Rating - Read (if not this novel, then something from this series)
My current aim is to find mystery novelist who is engaging. P.D. James was a favourite but her recent work just does not compare with her old stuff. I never took a liking to Ruth Rendell. I like Elizabeth George’s writing, but don’t like the usual pointlessness of the endings. So I have been trying and discarding various authors. After this book, it looks like Ian Rankin may just get further custom from me.
The story has the usual mystery/thriller settings. A popular and much-loved MP, Gregor Jack, is caught in a high-end Edinburgh brothel on the night the police decide to raid the place.
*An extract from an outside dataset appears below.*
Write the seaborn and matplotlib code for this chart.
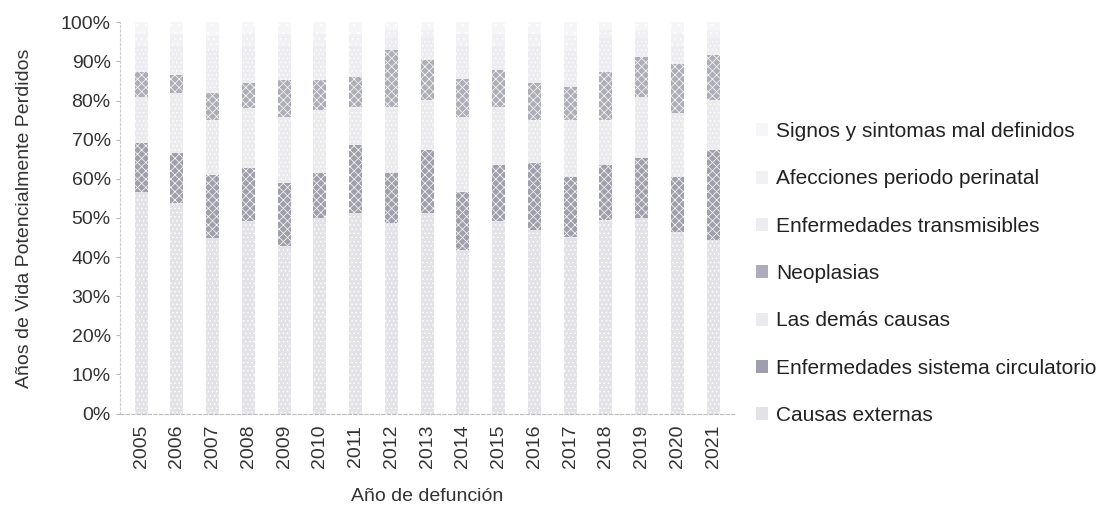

Jack’s woes multiply when his wife disappears a little after. Inspector Rebus starts peeling Jack’s life and the circumstances surrounding the raid and the disappearance of Mrs Jack.
Strip Jack is advertised as an Inspector Rebus novel (I guess fans of Ian Rankin know this character as a part of a series). It was my first ride with Rebus and he comes out pretty Ok. Somewhat similar to P.D.James’s Adam Dalgliesh – tied to police work, taking it slow and easy when it comes to relationships, astute and broods a lot. Since Dalgliesh is one of my favourite detective characters, I took a shine to Rebus also quite quickly.
The story is set in Edinburgh, familiar landscape for the author. It is interesting to wander with the author within the city as also into the Scottish countryside. It is also strange to see London appear in the periphery somewhere, instead of taking centrestage.
The writing, like the main character, is sort of P.D.James but not entirely so. It holds your interest. Rebus’s wisecracks, wit and puns could have been annoying, but thankfully they stop before they are overdone. The interaction between the detective team is especially interesting, given the friendliness woven with the one-upmanship that would happen in real life.
When I was younger, the ending of a thriller always used to be a big thing. Now, I am past the stage where I look for a big ‘oh my gosh, I did not see that coming’. When the ending comes, it is nice to know it all ties up logically on why things went the way they did. By that count, Rankin handles the ending quite decently in this novel.
For anyone looking to explore a detective series, this seems like a promising author to check out. (Unless of course I am the last person to read Rankin – which is entirely possible).